Task instructions >>
Copy each line below exactly and leave the pictures out.

☆ ☆ ☆ ☆ ☆ ☆ ☆

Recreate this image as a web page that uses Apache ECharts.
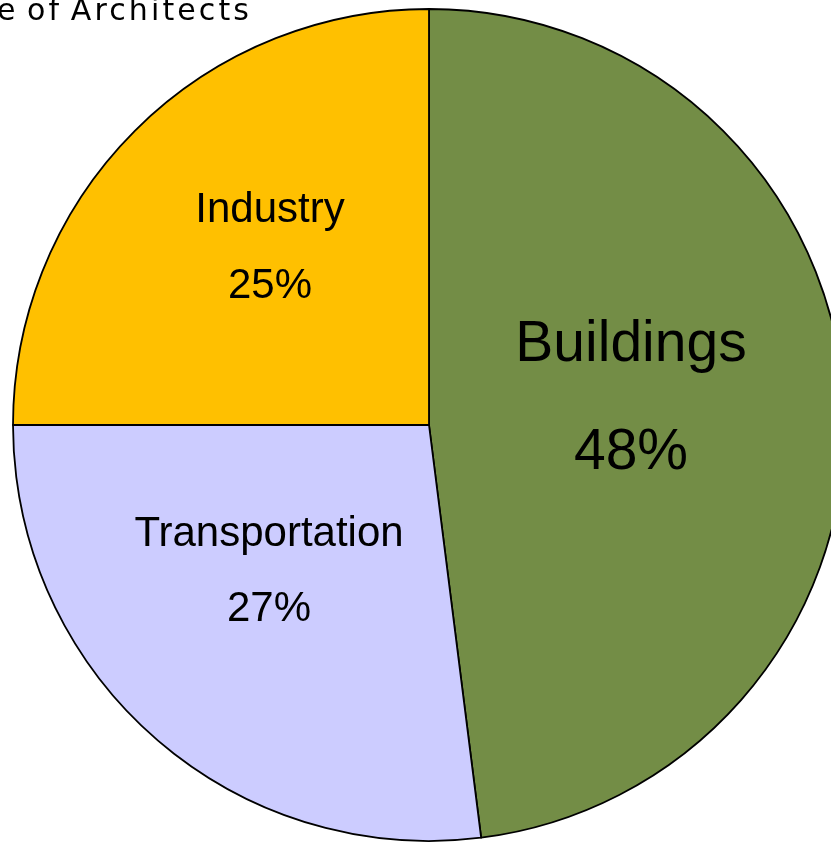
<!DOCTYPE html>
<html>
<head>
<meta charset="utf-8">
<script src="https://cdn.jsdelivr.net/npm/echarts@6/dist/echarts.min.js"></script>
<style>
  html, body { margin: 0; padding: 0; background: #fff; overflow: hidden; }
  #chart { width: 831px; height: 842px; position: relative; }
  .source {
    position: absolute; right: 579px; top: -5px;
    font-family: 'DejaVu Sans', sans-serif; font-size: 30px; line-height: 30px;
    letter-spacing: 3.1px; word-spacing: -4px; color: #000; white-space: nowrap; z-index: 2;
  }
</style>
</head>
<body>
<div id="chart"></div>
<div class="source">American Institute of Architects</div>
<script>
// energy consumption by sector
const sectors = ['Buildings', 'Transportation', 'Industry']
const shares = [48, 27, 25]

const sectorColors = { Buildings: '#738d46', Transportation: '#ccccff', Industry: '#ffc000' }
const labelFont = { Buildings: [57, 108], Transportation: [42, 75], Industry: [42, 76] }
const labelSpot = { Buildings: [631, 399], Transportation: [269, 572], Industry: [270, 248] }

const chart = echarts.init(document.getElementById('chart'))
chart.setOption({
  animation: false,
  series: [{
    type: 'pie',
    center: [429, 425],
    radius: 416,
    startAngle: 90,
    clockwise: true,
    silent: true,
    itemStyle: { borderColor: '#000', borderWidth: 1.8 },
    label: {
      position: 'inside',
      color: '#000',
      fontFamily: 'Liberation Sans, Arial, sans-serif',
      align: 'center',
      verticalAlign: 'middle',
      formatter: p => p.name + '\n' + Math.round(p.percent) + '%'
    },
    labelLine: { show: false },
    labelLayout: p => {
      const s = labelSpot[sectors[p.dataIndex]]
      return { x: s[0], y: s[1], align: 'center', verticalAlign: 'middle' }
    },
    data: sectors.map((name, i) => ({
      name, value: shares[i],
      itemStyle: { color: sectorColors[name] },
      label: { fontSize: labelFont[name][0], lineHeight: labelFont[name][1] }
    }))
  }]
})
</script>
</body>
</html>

☆ ☆ ☆ ☆ ☆ ☆ ☆

Correct result >>
Recreate this image as a web page that uses Apache ECharts.
<!DOCTYPE html>
<html>
<head>
<meta charset="utf-8">
<script src="https://cdn.jsdelivr.net/npm/echarts@6/dist/echarts.min.js"></script>
<style>
  html, body { margin: 0; padding: 0; background: #fff; overflow: hidden; }
  #chart { width: 831px; height: 842px; position: relative; }
  .source {
    position: absolute; right: 579px; top: -5px;
    font-family: 'DejaVu Sans', sans-serif; font-size: 30px; line-height: 30px;
    letter-spacing: 3.1px; word-spacing: -4px; color: #000; white-space: nowrap; z-index: 2;
  }
</style>
</head>
<body>
<div id="chart"></div>
<div class="source">American Institute of Architects</div>
<script>
// energy consumption by sector
const sectors = ['Buildings', 'Transportation', 'Industry']
const shares = [48, 27, 25]

const sectorColors = { Buildings: '#738d46', Transportation: '#ccccff', Industry: '#ffc000' }
const labelFont = { Buildings: [57, 108], Transportation: [42, 75], Industry: [42, 76] }
const labelSpot = { Buildings: [631, 399], Transportation: [269, 572], Industry: [270, 248] }

const chart = echarts.init(document.getElementById('chart'))
chart.setOption({
  animation: false,
  series: [{
    type: 'pie',
    center: [429, 425],
    radius: 416,
    startAngle: 90,
    clockwise: true,
    silent: true,
    itemStyle: { borderColor: '#000', borderWidth: 1.8 },
    label: {
      position: 'inside',
      color: '#000',
      fontFamily: 'Liberation Sans, Arial, sans-serif',
      align: 'center',
      verticalAlign: 'middle',
      formatter: p => p.name + '\n' + Math.round(p.percent) + '%'
    },
    labelLine: { show: false },
    labelLayout: p => {
      const s = labelSpot[sectors[p.dataIndex]]
      return { x: s[0], y: s[1], align: 'center', verticalAlign: 'middle' }
    },
    data: sectors.map((name, i) => ({
      name, value: shares[i],
      itemStyle: { color: sectorColors[name] },
      label: { fontSize: labelFont[name][0], lineHeight: labelFont[name][1] }
    }))
  }]
})
</script>
</body>
</html>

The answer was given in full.